Set exercise — Please set down all the lines beneath this one exactly, without the pictures.

=== Data ===

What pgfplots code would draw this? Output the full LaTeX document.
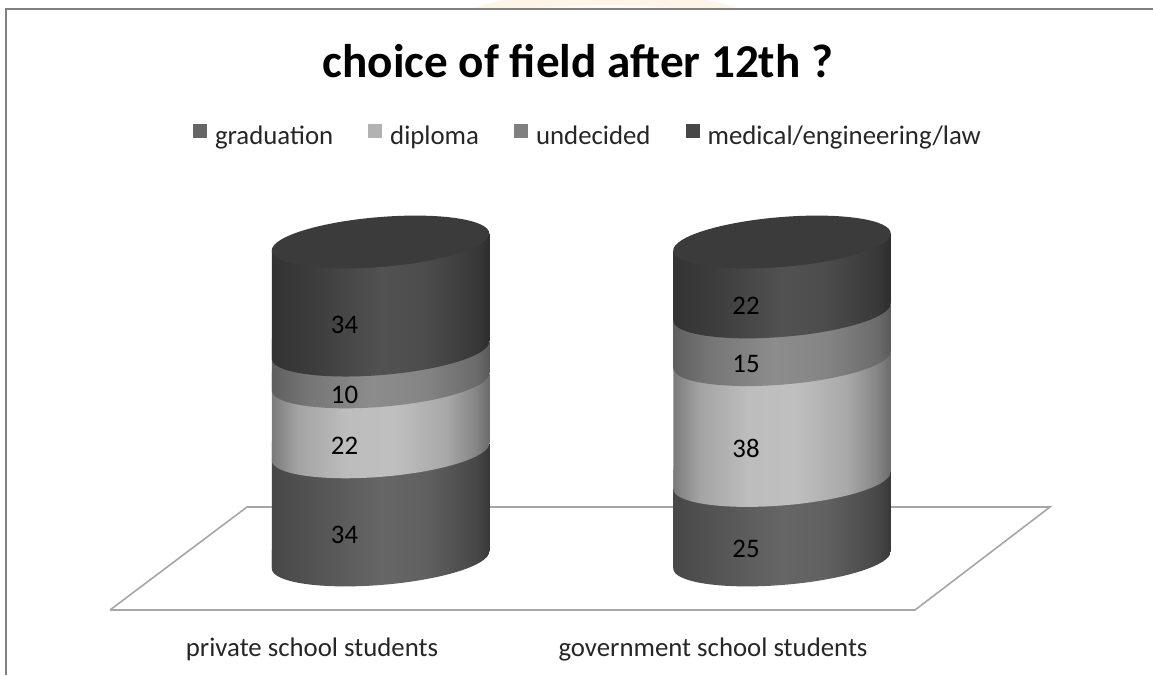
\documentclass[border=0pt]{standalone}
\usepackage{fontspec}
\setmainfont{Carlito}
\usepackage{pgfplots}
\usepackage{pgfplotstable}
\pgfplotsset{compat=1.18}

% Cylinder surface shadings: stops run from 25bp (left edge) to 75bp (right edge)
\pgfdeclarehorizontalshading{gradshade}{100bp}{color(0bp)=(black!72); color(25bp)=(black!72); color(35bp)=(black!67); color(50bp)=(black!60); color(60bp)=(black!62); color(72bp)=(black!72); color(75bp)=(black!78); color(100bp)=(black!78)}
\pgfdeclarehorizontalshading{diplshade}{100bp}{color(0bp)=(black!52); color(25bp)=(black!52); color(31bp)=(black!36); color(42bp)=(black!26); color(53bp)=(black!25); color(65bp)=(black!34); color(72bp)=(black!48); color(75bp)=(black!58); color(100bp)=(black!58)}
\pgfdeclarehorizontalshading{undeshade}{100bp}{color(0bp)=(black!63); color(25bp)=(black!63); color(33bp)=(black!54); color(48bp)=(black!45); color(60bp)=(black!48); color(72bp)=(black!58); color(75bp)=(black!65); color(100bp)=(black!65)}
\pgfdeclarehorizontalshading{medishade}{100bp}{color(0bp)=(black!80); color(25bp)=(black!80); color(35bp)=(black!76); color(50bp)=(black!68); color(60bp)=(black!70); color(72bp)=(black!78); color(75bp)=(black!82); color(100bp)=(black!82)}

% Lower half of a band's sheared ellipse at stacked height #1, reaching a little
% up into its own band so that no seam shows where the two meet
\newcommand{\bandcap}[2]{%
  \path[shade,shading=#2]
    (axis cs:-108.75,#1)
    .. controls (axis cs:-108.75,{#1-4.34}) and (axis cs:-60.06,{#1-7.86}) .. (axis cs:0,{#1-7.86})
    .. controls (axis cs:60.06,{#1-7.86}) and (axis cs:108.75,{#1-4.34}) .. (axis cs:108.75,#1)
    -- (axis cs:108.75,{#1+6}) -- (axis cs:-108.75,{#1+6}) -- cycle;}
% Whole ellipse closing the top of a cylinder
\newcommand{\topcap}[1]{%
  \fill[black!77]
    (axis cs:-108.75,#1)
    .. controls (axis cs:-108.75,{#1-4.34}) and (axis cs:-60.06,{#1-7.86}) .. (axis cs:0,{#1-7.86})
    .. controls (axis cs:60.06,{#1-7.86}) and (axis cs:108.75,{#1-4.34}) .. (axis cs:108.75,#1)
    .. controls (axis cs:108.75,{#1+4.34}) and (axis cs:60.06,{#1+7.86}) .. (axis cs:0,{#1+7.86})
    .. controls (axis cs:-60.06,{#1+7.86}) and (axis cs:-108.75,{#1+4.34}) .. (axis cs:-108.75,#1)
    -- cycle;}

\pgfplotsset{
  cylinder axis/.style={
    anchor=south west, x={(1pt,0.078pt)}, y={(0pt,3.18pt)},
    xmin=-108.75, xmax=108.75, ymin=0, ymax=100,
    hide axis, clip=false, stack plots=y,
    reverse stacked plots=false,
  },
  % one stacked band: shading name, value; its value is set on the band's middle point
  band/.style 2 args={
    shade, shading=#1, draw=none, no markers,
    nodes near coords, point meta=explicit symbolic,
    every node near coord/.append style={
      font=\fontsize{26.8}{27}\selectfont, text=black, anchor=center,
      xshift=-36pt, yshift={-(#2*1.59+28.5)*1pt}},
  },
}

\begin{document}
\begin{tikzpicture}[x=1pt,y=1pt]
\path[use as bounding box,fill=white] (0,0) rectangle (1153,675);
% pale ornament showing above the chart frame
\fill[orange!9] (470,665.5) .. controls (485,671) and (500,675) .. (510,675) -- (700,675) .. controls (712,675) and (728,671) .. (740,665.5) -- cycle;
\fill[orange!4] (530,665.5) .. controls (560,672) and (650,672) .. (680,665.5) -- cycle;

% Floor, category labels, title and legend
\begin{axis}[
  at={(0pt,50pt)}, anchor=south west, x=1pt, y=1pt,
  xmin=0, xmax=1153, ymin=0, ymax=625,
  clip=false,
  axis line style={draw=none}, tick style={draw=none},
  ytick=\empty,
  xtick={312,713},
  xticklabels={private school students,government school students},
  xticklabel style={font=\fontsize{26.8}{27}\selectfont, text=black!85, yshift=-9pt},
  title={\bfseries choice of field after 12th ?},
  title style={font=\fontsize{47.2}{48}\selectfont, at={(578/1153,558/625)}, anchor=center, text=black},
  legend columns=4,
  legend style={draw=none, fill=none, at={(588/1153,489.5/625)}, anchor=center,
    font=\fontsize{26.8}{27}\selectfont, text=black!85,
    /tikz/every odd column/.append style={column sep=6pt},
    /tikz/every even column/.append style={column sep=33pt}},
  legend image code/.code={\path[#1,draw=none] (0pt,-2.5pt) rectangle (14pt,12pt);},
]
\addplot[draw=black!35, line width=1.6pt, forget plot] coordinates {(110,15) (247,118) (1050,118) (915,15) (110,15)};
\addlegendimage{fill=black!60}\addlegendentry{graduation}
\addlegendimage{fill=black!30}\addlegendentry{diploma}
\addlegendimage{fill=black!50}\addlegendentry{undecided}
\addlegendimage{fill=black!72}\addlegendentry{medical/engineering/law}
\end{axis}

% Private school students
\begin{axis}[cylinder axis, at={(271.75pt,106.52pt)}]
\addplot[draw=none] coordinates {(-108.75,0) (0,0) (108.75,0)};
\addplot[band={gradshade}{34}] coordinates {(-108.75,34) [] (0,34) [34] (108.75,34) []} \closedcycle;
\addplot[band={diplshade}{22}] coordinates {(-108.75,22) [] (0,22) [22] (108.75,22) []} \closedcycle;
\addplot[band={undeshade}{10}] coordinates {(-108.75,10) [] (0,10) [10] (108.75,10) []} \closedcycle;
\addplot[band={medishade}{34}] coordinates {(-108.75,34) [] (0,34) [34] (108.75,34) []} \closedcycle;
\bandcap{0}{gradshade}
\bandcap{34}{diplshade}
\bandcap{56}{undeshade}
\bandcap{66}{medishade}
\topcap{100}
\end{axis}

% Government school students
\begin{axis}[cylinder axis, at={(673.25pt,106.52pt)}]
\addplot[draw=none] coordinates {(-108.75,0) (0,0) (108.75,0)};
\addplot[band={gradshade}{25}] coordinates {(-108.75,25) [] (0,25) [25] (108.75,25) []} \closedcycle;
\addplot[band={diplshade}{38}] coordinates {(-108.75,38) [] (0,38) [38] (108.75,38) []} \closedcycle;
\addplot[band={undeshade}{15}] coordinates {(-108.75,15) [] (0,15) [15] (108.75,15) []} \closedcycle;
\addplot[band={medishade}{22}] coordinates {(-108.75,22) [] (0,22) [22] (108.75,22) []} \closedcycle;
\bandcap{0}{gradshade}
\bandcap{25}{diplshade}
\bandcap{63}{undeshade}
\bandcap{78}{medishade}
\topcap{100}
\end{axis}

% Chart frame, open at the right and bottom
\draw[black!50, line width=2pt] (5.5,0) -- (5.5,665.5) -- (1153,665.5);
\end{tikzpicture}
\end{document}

===

Answer to the task —
What pgfplots code would draw this? Output the full LaTeX document.
\documentclass[border=0pt]{standalone}
\usepackage{fontspec}
\setmainfont{Carlito}
\usepackage{pgfplots}
\usepackage{pgfplotstable}
\pgfplotsset{compat=1.18}

% Cylinder surface shadings: stops run from 25bp (left edge) to 75bp (right edge)
\pgfdeclarehorizontalshading{gradshade}{100bp}{color(0bp)=(black!72); color(25bp)=(black!72); color(35bp)=(black!67); color(50bp)=(black!60); color(60bp)=(black!62); color(72bp)=(black!72); color(75bp)=(black!78); color(100bp)=(black!78)}
\pgfdeclarehorizontalshading{diplshade}{100bp}{color(0bp)=(black!52); color(25bp)=(black!52); color(31bp)=(black!36); color(42bp)=(black!26); color(53bp)=(black!25); color(65bp)=(black!34); color(72bp)=(black!48); color(75bp)=(black!58); color(100bp)=(black!58)}
\pgfdeclarehorizontalshading{undeshade}{100bp}{color(0bp)=(black!63); color(25bp)=(black!63); color(33bp)=(black!54); color(48bp)=(black!45); color(60bp)=(black!48); color(72bp)=(black!58); color(75bp)=(black!65); color(100bp)=(black!65)}
\pgfdeclarehorizontalshading{medishade}{100bp}{color(0bp)=(black!80); color(25bp)=(black!80); color(35bp)=(black!76); color(50bp)=(black!68); color(60bp)=(black!70); color(72bp)=(black!78); color(75bp)=(black!82); color(100bp)=(black!82)}

% Lower half of a band's sheared ellipse at stacked height #1, reaching a little
% up into its own band so that no seam shows where the two meet
\newcommand{\bandcap}[2]{%
  \path[shade,shading=#2]
    (axis cs:-108.75,#1)
    .. controls (axis cs:-108.75,{#1-4.34}) and (axis cs:-60.06,{#1-7.86}) .. (axis cs:0,{#1-7.86})
    .. controls (axis cs:60.06,{#1-7.86}) and (axis cs:108.75,{#1-4.34}) .. (axis cs:108.75,#1)
    -- (axis cs:108.75,{#1+6}) -- (axis cs:-108.75,{#1+6}) -- cycle;}
% Whole ellipse closing the top of a cylinder
\newcommand{\topcap}[1]{%
  \fill[black!77]
    (axis cs:-108.75,#1)
    .. controls (axis cs:-108.75,{#1-4.34}) and (axis cs:-60.06,{#1-7.86}) .. (axis cs:0,{#1-7.86})
    .. controls (axis cs:60.06,{#1-7.86}) and (axis cs:108.75,{#1-4.34}) .. (axis cs:108.75,#1)
    .. controls (axis cs:108.75,{#1+4.34}) and (axis cs:60.06,{#1+7.86}) .. (axis cs:0,{#1+7.86})
    .. controls (axis cs:-60.06,{#1+7.86}) and (axis cs:-108.75,{#1+4.34}) .. (axis cs:-108.75,#1)
    -- cycle;}

\pgfplotsset{
  cylinder axis/.style={
    anchor=south west, x={(1pt,0.078pt)}, y={(0pt,3.18pt)},
    xmin=-108.75, xmax=108.75, ymin=0, ymax=100,
    hide axis, clip=false, stack plots=y,
    reverse stacked plots=false,
  },
  % one stacked band: shading name, value; its value is set on the band's middle point
  band/.style 2 args={
    shade, shading=#1, draw=none, no markers,
    nodes near coords, point meta=explicit symbolic,
    every node near coord/.append style={
      font=\fontsize{26.8}{27}\selectfont, text=black, anchor=center,
      xshift=-36pt, yshift={-(#2*1.59+28.5)*1pt}},
  },
}

\begin{document}
\begin{tikzpicture}[x=1pt,y=1pt]
\path[use as bounding box,fill=white] (0,0) rectangle (1153,675);
% pale ornament showing above the chart frame
\fill[orange!9] (470,665.5) .. controls (485,671) and (500,675) .. (510,675) -- (700,675) .. controls (712,675) and (728,671) .. (740,665.5) -- cycle;
\fill[orange!4] (530,665.5) .. controls (560,672) and (650,672) .. (680,665.5) -- cycle;

% Floor, category labels, title and legend
\begin{axis}[
  at={(0pt,50pt)}, anchor=south west, x=1pt, y=1pt,
  xmin=0, xmax=1153, ymin=0, ymax=625,
  clip=false,
  axis line style={draw=none}, tick style={draw=none},
  ytick=\empty,
  xtick={312,713},
  xticklabels={private school students,government school students},
  xticklabel style={font=\fontsize{26.8}{27}\selectfont, text=black!85, yshift=-9pt},
  title={\bfseries choice of field after 12th ?},
  title style={font=\fontsize{47.2}{48}\selectfont, at={(578/1153,558/625)}, anchor=center, text=black},
  legend columns=4,
  legend style={draw=none, fill=none, at={(588/1153,489.5/625)}, anchor=center,
    font=\fontsize{26.8}{27}\selectfont, text=black!85,
    /tikz/every odd column/.append style={column sep=6pt},
    /tikz/every even column/.append style={column sep=33pt}},
  legend image code/.code={\path[#1,draw=none] (0pt,-2.5pt) rectangle (14pt,12pt);},
]
\addplot[draw=black!35, line width=1.6pt, forget plot] coordinates {(110,15) (247,118) (1050,118) (915,15) (110,15)};
\addlegendimage{fill=black!60}\addlegendentry{graduation}
\addlegendimage{fill=black!30}\addlegendentry{diploma}
\addlegendimage{fill=black!50}\addlegendentry{undecided}
\addlegendimage{fill=black!72}\addlegendentry{medical/engineering/law}
\end{axis}

% Private school students
\begin{axis}[cylinder axis, at={(271.75pt,106.52pt)}]
\addplot[draw=none] coordinates {(-108.75,0) (0,0) (108.75,0)};
\addplot[band={gradshade}{34}] coordinates {(-108.75,34) [] (0,34) [34] (108.75,34) []} \closedcycle;
\addplot[band={diplshade}{22}] coordinates {(-108.75,22) [] (0,22) [22] (108.75,22) []} \closedcycle;
\addplot[band={undeshade}{10}] coordinates {(-108.75,10) [] (0,10) [10] (108.75,10) []} \closedcycle;
\addplot[band={medishade}{34}] coordinates {(-108.75,34) [] (0,34) [34] (108.75,34) []} \closedcycle;
\bandcap{0}{gradshade}
\bandcap{34}{diplshade}
\bandcap{56}{undeshade}
\bandcap{66}{medishade}
\topcap{100}
\end{axis}

% Government school students
\begin{axis}[cylinder axis, at={(673.25pt,106.52pt)}]
\addplot[draw=none] coordinates {(-108.75,0) (0,0) (108.75,0)};
\addplot[band={gradshade}{25}] coordinates {(-108.75,25) [] (0,25) [25] (108.75,25) []} \closedcycle;
\addplot[band={diplshade}{38}] coordinates {(-108.75,38) [] (0,38) [38] (108.75,38) []} \closedcycle;
\addplot[band={undeshade}{15}] coordinates {(-108.75,15) [] (0,15) [15] (108.75,15) []} \closedcycle;
\addplot[band={medishade}{22}] coordinates {(-108.75,22) [] (0,22) [22] (108.75,22) []} \closedcycle;
\bandcap{0}{gradshade}
\bandcap{25}{diplshade}
\bandcap{63}{undeshade}
\bandcap{78}{medishade}
\topcap{100}
\end{axis}

% Chart frame, open at the right and bottom
\draw[black!50, line width=2pt] (5.5,0) -- (5.5,665.5) -- (1153,665.5);
\end{tikzpicture}
\end{document}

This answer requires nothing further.